What is asked - Write out every line below that includes the word "chart".

------------

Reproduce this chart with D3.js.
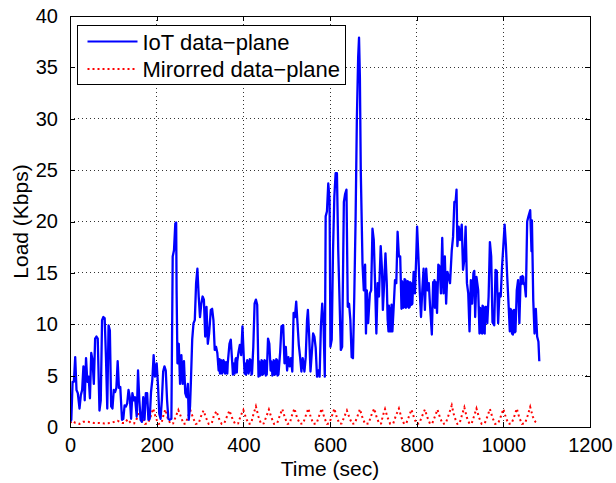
<!DOCTYPE html>
<html>
<head>
<meta charset="utf-8">
<script src="https://cdn.jsdelivr.net/npm/d3@7"></script>
<style>
  body { margin: 0; background: #fff; }
  svg text { font-family: "Liberation Sans", Arial, Helvetica, sans-serif; fill: #000; }
</style>
</head>
<body>
<div id="chart"></div>
<script>
// series: [time (sec), load (Kbps)]
var iotLoad = [
  [0,0.5],[3,0.7],[6,4.4],[9,4.4],[12,6.8],[15,3.6],[18,3.3],[22,1.8],[25,3.1],[28,3.6],[31,5.9],[34,2.6],[37,6.7],[40,4.4],[43,4.9],[46,2.8],[49,7.2],[52,6.5],[55,4.2],[58,8.6],[61,8.8],[64,8.6],[68,1.6],[71,2.6],[74,10.4],[77,10.7],[80,10.6],[83,6.8],[86,1.8],[89,9.9],[92,9.4],[95,2.0],[98,1.8],
  [101,3.6],[104,3.4],[107,3.8],[110,6.4],[113,3.8],[116,3.9],[120,0.7],[123,0.8],[126,2.1],[129,2.0],[132,2.3],[135,3.6],[138,2.9],[141,0.8],[144,3.3],[147,2.6],[150,2.9],[154,1.0],[157,5.5],[160,2.6],[163,0.7],[166,0.5],[169,2.9],[172,0.7],[175,3.3],[178,3.3],[181,0.7],[184,0.8],[187,3.4],[190,4.6],[193,7.0],[196,4.9],
  [200,6.2],[203,4.1],[206,1.3],[209,0.8],[212,2.6],[215,5.4],[218,5.9],[221,5.5],[224,2.6],[227,0.8],[230,0.7],[234,0.8],[237,16.6],[240,17.2],[243,19.8],[245,19.9],[246,13.3],[248,6.2],[251,8.1],[254,4.2],[257,7.0],[260,4.2],[263,6.4],[266,3.3],[269,2.9],[272,4.2],[274,0.7],[277,2.0],[279,4.4],[282,8.5],[285,10.1],[288,10.4],[291,14.0],[294,15.4],[297,12.7],
  [300,10.7],[303,12.0],[306,12.7],[309,12.4],[312,8.8],[315,11.7],[318,8.1],[321,9.1],[325,11.4],[328,11.5],[331,10.4],[334,7.5],[337,7.8],[340,7.2],[343,5.5],[345,6.6],[346,5.2],[348,6.4],[349,6.5],[351,5.2],[352,5.4],[354,6.5],[355,6.4],[357,5.3],[358,5.2],[360,6.3],[361,5.9],[363,5.2],[364,6.2],[368,8.1],[371,8.5],[374,6.5],[376,5.1],[377,6.2],[379,5.4],[380,5.2],[382,6.6],[383,6.7],[385,5.3],[386,6.4],[389,7.3],[392,8.0],[395,7.0],[398,9.8],
  [401,6.8],[403,5.2],[404,6.2],[406,5.1],[407,5.4],[409,6.5],[410,6.4],[412,5.2],[413,5.4],[415,6.6],[417,6.5],[419,5.1],[420,5.2],[423,7.8],[426,12.0],[429,12.4],[432,11.9],[435,4.9],[436,6.4],[438,6.2],[439,5.0],[441,5.1],[442,6.5],[444,6.4],[445,5.1],[447,5.2],[449,6.5],[451,6.4],[452,5.0],[454,5.1],[457,8.6],[460,8.1],[463,5.5],[464,6.4],[466,6.2],[467,5.0],[469,5.1],[470,6.5],[472,6.4],[473,5.1],[475,5.2],[476,6.6],[478,6.5],[479,5.0],[481,5.1],[485,7.3],[488,9.8],[492,9.9],[495,6.2],[498,7.8],
  [501,5.5],[504,6.8],[507,5.9],[510,6.7],[513,5.4],[516,11.1],[519,10.7],[522,12.2],[525,10.1],[528,8.0],[531,6.8],[534,5.4],[537,6.7],[541,5.4],[544,6.8],[547,10.4],[549,11.4],[552,8.8],[555,5.4],[558,7.2],[561,9.1],[564,8.8],[567,7.7],[570,4.9],[573,5.5],[576,4.9],[579,9.8],[582,12.0],[585,10.1],[588,4.9],[590,20.5],[593,21.0],[596,23.7],[599,22.1],
  [601,7.8],[604,8.5],[607,17.2],[610,22.4],[613,24.7],[616,24.7],[619,17.2],[622,12.4],[625,7.5],[628,7.8],[632,21.9],[635,22.7],[638,23.1],[641,11.7],[644,12.0],[647,10.4],[650,6.8],[653,6.7],[656,12.7],[659,20.0],[662,30.0],[665,36.0],[667,37.9],[669,34.0],[671,25.0],[675,15.9],[678,13.3],[681,15.8],[683,9.1],[685,13.3],[688,10.1],[692,13.0],[695,13.3],[698,19.3],
  [701,18.2],[704,14.0],[707,9.1],[710,14.0],[713,12.7],[717,17.6],[720,15.3],[722,11.4],[725,14.0],[728,16.9],[731,14.0],[733,10.5],[735,9.3],[736,11.8],[738,9.3],[739,11.5],[741,9.3],[742,11.9],[744,9.3],[747,11.7],[750,14.3],[753,14.0],[756,19.0],[759,16.6],[762,16.6],[765,11.5],[766,14.2],[768,14.0],[769,11.6],[771,11.7],[772,14.4],[774,14.3],[775,11.6],[777,11.7],[779,14.2],[781,14.1],[782,11.6],[784,11.7],[785,14.1],[787,14.0],[788,11.9],[790,12.0],[793,15.1],[796,13.0],[799,16.6],
  [801,19.5],[804,16.6],[807,13.3],[810,10.7],[813,13.3],[816,15.4],[819,11.4],[822,15.4],[825,13.3],[828,14.0],[831,11.7],[835,9.0],[838,14.1],[839,11.8],[841,14.3],[842,11.6],[844,14.1],[847,11.1],[850,15.8],[853,15.6],[856,13.0],[859,18.4],[862,13.0],[865,16.6],[868,12.0],[871,15.1],[874,14.6],[877,14.0],[881,17.2],[884,18.5],[887,21.9],[890,22.0],[892,23.1],[894,17.6],[897,19.5],
  [900,18.2],[904,19.7],[907,15.3],[910,16.3],[913,19.5],[916,14.0],[919,13.0],[922,9.3],[925,14.3],[928,12.0],[931,15.0],[933,15.2],[935,10.7],[938,14.6],[942,13.3],[945,9.1],[946,11.6],[948,11.5],[949,9.2],[951,9.1],[952,11.8],[954,11.7],[955,9.2],[957,9.1],[958,11.6],[960,11.7],[963,10.1],[966,12.7],[969,18.0],[972,16.6],[975,10.2],[979,9.9],[982,15.3],[985,15.2],[988,10.1],[991,13.0],[994,12.7],[997,15.6],
  [1000,17.6],[1003,19.7],[1006,17.6],[1009,14.6],[1012,12.0],[1015,9.3],[1016,11.5],[1018,11.4],[1020,9.1],[1022,9.0],[1023,11.3],[1025,11.4],[1026,9.2],[1028,9.3],[1031,13.3],[1034,14.3],[1037,10.1],[1040,14.6],[1041,13.9],[1043,14.0],[1044,14.7],[1046,14.6],[1047,13.9],[1049,14.0],[1052,12.7],[1055,20.0],[1058,20.5],[1062,21.1],[1065,17.1],[1066,20.1],[1069,12.4],[1072,9.1],[1075,11.5],[1078,8.8],[1081,8.3],[1083,6.4]
];

var mirroredLoad = [
  [0,0.4],[6,0.6],[12,0.4],[22,0.3],[30,0.5],[42,0.5],[55,0.4],[68,0.4],[80,0.35],[95,0.4],[110,0.6],[120,0.4],[127,0.4],[133,0.75],[140,0.4],[148,0.35],[154,0.8],[161,1.65],[167,0.8],[173,0.3],
  [180,0.35],[186,1.0],[192,1.8],[198,0.9],[204,0.3],[211,0.35],[216,1.2],[220,1.7],[226,0.8],[232,0.3],[238,0.35],[244,1.0],[250,1.65],[256,1.0],[262,0.3],[267,0.35],[273,1.1],[278,1.6],[284,0.9],[290,0.3],
  [297,0.35],[302,1.0],[308,1.6],[314,0.9],[320,0.3],[327,0.35],[332,1.1],[338,1.55],[344,0.8],[350,0.3],[356,0.35],[362,1.0],[368,1.6],[374,0.9],[381,0.3],[388,0.35],[394,1.1],[400,1.65],[406,0.9],[412,0.3],
  [418,0.35],[423,1.2],[429,2.0],[435,1.0],[441,0.3],[447,0.35],[453,1.0],[459,1.7],[465,0.9],[471,0.3],[478,0.35],[484,1.1],[490,1.75],[496,0.9],[502,0.3],[507,0.35],[512,1.1],[518,1.8],[524,0.9],[531,0.3],
  [538,0.35],[544,1.1],[550,1.8],[556,0.9],[562,0.3],[569,0.35],[575,1.1],[581,1.8],[587,0.9],[593,0.3],[598,0.35],[604,1.0],[610,1.8],[616,0.9],[622,0.3],[627,0.35],[633,1.0],[639,1.6],[645,0.9],[651,0.3],
  [657,0.35],[663,1.0],[669,1.75],[675,0.9],[681,0.3],[689,0.35],[695,1.1],[702,1.8],[708,0.9],[714,0.3],[718,0.35],[722,1.1],[727,1.75],[733,0.9],[739,0.3],[746,0.35],[752,1.1],[759,1.8],[765,0.9],[771,0.3],
  [776,0.35],[782,1.0],[788,1.7],[794,0.9],[800,0.3],[806,0.35],[812,1.0],[819,1.7],[825,0.9],[831,0.3],[836,0.35],[842,1.0],[848,1.7],[854,0.9],[860,0.3],[867,0.35],[874,1.2],[881,2.1],[887,1.0],[894,0.3],
  [899,0.35],[904,1.1],[910,1.9],[916,0.9],[922,0.3],[927,0.35],[932,1.0],[938,1.8],[944,0.9],[950,0.3],[957,0.35],[963,1.0],[969,1.75],[975,0.9],[981,0.3],[988,0.35],[994,1.0],[1000,1.75],[1006,0.9],[1012,0.3],
  [1019,0.35],[1025,1.0],[1031,1.8],[1037,0.9],[1043,0.3],[1050,0.35],[1056,1.1],[1062,1.95],[1068,1.0],[1074,0.5],[1081,0.3]
];

var xTicks = [0, 200, 400, 600, 800, 1000, 1200];
var yTicks = [0, 5, 10, 15, 20, 25, 30, 35, 40];
var seriesNames = ["IoT data\u2212plane", "Mirorred data\u2212plane"];
var seriesColors = ["#0000ff", "#ff0000"];

var width = 616, height = 483;
var margin = {top: 16, right: 26, bottom: 56, left: 70};
var plotW = width - margin.left - margin.right,
    plotH = height - margin.top - margin.bottom;

var svg = d3.select("#chart").append("svg")
    .attr("width", width)
    .attr("height", height);

var g = svg.append("g")
    .attr("transform", "translate(" + margin.left + "," + margin.top + ")");

var x = d3.scaleLinear().domain([0, 1200]).range([0, plotW]);
var y = d3.scaleLinear().domain([0, 40]).range([plotH, 0]);

// dotted grid
g.append("g").selectAll("line")
    .data(xTicks.slice(1, -1))
    .enter().append("line")
      .attr("x1", d => x(d)).attr("x2", d => x(d))
      .attr("y1", 0).attr("y2", plotH)
      .attr("stroke", "#333").attr("stroke-width", 1)
      .attr("stroke-dasharray", "1,3")
      .attr("shape-rendering", "crispEdges");

g.append("g").selectAll("line")
    .data(yTicks.slice(1, -1))
    .enter().append("line")
      .attr("y1", d => y(d)).attr("y2", d => y(d))
      .attr("x1", 0).attr("x2", plotW)
      .attr("stroke", "#333").attr("stroke-width", 1)
      .attr("stroke-dasharray", "1,3")
      .attr("shape-rendering", "crispEdges");

g.append("clipPath").attr("id", "clip")
  .append("rect").attr("width", plotW).attr("height", plotH);

var line = d3.line()
    .x(d => x(d[0]))
    .y(d => y(d[1]));

g.append("path")
    .datum(mirroredLoad)
    .attr("clip-path", "url(#clip)")
    .attr("fill", "none")
    .attr("stroke", seriesColors[1])
    .attr("stroke-width", 2)
    .attr("stroke-dasharray", "2,3")
    .attr("d", line);

g.append("path")
    .datum(iotLoad)
    .attr("clip-path", "url(#clip)")
    .attr("fill", "none")
    .attr("stroke", seriesColors[0])
    .attr("stroke-width", 2.3)
    .attr("stroke-linejoin", "round")
    .attr("d", line);

// axes, ticks pointing inward on all four sides
var fontSize = "20px";

g.append("g")
    .attr("transform", "translate(0," + plotH + ")")
    .call(d3.axisBottom(x).tickValues(xTicks).tickFormat(d3.format("d"))
        .tickSizeInner(-5).tickSizeOuter(0).tickPadding(11));
g.append("g")
    .call(d3.axisLeft(y).tickValues(yTicks).tickSizeInner(-5).tickSizeOuter(0).tickPadding(12));
g.append("g")
    .call(d3.axisTop(x).tickValues(xTicks).tickSizeInner(-5).tickSizeOuter(0).tickFormat(""));
g.append("g")
    .attr("transform", "translate(" + plotW + ",0)")
    .call(d3.axisRight(y).tickValues(yTicks).tickSizeInner(-5).tickSizeOuter(0).tickFormat(""));

g.selectAll(".domain").remove();
g.selectAll(".tick line").attr("stroke", "#000").attr("shape-rendering", "crispEdges");
g.selectAll(".tick text").style("font-size", fontSize).style("font-family", null);

g.append("rect")
    .attr("width", plotW).attr("height", plotH)
    .attr("fill", "none").attr("stroke", "#000").attr("stroke-width", 1)
    .attr("shape-rendering", "crispEdges");

// axis labels
svg.append("text")
    .attr("x", margin.left + plotW / 2)
    .attr("y", 476)
    .attr("text-anchor", "middle")
    .style("font-size", "21px")
    .text("Time (sec)");

svg.append("text")
    .attr("transform", "translate(28," + (margin.top + plotH / 2) + ") rotate(-90)")
    .attr("text-anchor", "middle")
    .style("font-size", "21px")
    .text("Load (Kbps)");

// legend
var legend = svg.append("g").attr("transform", "translate(77.5,25.5)");
legend.append("rect")
    .attr("width", 268).attr("height", 59)
    .attr("fill", "#fff").attr("stroke", "#000").attr("stroke-width", 1);

var items = legend.selectAll(".item")
    .data(seriesNames)
    .enter().append("g")
      .attr("transform", (d, i) => "translate(0," + (16 + i * 27.6) + ")");

items.append("line")
    .attr("x1", 10).attr("x2", 60)
    .attr("stroke", (d, i) => seriesColors[i])
    .attr("stroke-width", 2)
    .attr("stroke-dasharray", (d, i) => i === 1 ? "2,3" : null);

items.append("text")
    .attr("x", 65).attr("y", 8)
    .style("font-size", "22px")
    .text(d => d);
</script>
</body>
</html>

------------

Completed task -
Reproduce this chart with D3.js.
<div id="chart"></div>
var svg = d3.select("#chart").append("svg")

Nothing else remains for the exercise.